PROBLEM TO SOLVE: Everything from the first line down to the line containing "const binH = 0.03875;" should be reproduced exactly; please include nothing else.

COLLECTED DATA:
* BEGIN *
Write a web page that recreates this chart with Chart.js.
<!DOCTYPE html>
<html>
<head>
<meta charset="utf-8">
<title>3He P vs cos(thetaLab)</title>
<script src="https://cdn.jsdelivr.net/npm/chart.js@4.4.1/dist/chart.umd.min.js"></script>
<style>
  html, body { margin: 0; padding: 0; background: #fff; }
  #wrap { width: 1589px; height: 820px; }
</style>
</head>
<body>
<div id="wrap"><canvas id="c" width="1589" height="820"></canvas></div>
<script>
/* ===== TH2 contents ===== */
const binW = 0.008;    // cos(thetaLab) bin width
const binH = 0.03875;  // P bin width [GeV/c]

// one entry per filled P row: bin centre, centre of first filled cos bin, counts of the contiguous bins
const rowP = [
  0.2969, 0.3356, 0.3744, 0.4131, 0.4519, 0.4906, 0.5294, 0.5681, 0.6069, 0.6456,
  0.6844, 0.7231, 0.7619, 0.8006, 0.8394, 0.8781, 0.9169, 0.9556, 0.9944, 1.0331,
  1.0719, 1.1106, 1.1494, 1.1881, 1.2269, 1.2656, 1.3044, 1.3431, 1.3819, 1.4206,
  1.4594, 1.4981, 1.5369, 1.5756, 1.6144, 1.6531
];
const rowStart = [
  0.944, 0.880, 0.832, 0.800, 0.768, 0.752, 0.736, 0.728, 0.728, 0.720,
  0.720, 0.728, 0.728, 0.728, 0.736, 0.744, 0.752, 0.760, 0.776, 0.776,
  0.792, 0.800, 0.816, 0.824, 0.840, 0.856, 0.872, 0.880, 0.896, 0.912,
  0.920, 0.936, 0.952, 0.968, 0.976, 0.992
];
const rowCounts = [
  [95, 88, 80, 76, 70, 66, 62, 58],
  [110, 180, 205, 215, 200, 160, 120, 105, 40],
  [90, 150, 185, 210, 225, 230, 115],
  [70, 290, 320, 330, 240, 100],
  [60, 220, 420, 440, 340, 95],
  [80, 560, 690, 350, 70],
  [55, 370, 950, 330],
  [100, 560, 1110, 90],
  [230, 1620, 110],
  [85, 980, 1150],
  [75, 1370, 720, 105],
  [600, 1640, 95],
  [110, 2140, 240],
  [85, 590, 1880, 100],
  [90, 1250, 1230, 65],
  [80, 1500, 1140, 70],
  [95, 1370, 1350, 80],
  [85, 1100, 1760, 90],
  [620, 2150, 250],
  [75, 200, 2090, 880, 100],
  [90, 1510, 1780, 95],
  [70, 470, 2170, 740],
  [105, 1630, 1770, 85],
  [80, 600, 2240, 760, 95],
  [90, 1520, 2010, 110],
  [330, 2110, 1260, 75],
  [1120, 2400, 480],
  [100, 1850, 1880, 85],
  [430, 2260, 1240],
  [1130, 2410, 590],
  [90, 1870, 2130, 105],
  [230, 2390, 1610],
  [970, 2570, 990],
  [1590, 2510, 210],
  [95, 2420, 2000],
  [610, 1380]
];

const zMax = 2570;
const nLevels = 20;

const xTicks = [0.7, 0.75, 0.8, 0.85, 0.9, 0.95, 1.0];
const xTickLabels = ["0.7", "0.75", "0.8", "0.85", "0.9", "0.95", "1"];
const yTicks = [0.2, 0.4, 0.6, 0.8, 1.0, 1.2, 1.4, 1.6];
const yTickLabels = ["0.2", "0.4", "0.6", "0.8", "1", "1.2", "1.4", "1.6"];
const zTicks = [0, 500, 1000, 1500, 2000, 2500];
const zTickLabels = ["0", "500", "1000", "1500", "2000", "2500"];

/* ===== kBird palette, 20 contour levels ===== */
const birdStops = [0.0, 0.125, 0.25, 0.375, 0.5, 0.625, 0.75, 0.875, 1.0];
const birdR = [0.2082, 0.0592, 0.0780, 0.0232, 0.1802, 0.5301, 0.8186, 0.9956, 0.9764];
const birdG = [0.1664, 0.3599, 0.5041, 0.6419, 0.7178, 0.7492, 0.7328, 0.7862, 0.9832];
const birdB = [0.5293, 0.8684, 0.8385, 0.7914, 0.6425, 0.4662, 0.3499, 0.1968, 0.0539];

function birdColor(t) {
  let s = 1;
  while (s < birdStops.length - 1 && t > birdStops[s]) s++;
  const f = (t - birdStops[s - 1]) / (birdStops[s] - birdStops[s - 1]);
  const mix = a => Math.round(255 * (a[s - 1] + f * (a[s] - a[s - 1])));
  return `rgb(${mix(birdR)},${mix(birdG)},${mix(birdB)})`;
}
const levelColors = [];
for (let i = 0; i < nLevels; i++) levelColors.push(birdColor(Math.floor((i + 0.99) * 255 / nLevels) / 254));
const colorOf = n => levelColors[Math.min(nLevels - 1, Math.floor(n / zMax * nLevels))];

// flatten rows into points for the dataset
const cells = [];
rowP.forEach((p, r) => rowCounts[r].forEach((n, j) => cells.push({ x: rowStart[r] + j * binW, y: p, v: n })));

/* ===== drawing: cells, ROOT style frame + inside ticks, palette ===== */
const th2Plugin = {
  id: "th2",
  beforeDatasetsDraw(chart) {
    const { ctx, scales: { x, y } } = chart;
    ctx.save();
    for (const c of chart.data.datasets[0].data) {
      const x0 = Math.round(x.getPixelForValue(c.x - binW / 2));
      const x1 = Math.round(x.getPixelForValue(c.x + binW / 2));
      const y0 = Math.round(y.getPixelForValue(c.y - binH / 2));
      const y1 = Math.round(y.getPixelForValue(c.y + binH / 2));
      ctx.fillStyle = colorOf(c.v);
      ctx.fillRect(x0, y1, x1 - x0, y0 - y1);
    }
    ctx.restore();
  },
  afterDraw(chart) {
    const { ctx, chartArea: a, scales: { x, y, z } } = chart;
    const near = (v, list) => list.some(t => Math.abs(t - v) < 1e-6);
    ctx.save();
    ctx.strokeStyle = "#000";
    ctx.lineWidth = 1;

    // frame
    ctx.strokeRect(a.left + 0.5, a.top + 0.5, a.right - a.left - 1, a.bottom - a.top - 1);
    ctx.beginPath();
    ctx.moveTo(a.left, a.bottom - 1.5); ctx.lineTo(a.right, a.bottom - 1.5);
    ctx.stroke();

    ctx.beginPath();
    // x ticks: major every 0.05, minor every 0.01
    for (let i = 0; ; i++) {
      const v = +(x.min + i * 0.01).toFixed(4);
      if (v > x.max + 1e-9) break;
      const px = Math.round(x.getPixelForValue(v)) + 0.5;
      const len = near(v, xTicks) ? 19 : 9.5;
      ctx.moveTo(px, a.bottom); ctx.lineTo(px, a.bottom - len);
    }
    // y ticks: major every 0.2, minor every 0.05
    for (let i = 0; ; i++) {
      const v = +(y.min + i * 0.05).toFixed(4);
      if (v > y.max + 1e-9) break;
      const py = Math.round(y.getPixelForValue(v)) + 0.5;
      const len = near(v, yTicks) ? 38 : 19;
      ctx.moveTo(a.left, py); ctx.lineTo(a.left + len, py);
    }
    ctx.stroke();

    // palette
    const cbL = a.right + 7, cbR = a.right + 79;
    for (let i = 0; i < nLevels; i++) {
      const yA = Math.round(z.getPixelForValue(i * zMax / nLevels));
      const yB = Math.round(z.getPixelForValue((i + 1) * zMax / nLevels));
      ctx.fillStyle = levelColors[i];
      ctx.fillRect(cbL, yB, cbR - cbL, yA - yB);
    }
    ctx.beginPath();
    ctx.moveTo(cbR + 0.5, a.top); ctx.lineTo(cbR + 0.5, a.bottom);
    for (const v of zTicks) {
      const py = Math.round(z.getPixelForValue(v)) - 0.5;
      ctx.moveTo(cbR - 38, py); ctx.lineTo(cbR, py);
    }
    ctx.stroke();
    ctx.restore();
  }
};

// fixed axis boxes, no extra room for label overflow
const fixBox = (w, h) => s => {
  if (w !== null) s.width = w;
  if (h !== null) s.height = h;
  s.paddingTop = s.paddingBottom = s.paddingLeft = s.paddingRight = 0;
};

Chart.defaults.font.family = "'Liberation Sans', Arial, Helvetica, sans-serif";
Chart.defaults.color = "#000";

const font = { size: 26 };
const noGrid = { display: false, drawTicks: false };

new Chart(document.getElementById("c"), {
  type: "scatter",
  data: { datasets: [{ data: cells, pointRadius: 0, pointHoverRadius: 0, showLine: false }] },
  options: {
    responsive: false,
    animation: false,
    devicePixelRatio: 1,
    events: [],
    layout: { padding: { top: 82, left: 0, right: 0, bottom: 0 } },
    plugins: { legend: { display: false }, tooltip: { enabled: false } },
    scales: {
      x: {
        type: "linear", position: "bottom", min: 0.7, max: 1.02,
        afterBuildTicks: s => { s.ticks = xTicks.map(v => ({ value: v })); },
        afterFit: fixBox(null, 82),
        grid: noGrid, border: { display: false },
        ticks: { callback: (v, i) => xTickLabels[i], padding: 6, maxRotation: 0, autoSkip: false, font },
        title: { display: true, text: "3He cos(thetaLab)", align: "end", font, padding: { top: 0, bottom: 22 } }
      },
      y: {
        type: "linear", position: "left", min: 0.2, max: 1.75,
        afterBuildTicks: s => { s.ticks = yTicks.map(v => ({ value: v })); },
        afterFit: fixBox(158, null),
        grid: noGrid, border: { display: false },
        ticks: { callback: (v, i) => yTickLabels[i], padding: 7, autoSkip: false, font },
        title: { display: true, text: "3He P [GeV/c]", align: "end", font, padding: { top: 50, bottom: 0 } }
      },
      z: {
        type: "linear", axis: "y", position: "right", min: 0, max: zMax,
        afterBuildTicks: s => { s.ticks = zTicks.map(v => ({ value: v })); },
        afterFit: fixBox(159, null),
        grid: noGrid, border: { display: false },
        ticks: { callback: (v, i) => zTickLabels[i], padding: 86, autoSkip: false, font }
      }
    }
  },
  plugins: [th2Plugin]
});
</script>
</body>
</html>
* END *
THE SOLUTION:
Write a web page that recreates this chart with Chart.js.
<!DOCTYPE html>
<html>
<head>
<meta charset="utf-8">
<title>3He P vs cos(thetaLab)</title>
<script src="https://cdn.jsdelivr.net/npm/chart.js@4.4.1/dist/chart.umd.min.js"></script>
<style>
  html, body { margin: 0; padding: 0; background: #fff; }
  #wrap { width: 1589px; height: 820px; }
</style>
</head>
<body>
<div id="wrap"><canvas id="c" width="1589" height="820"></canvas></div>
<script>
/* ===== TH2 contents ===== */
const binW = 0.008;    // cos(thetaLab) bin width
const binH = 0.03875;  // P bin width [GeV/c]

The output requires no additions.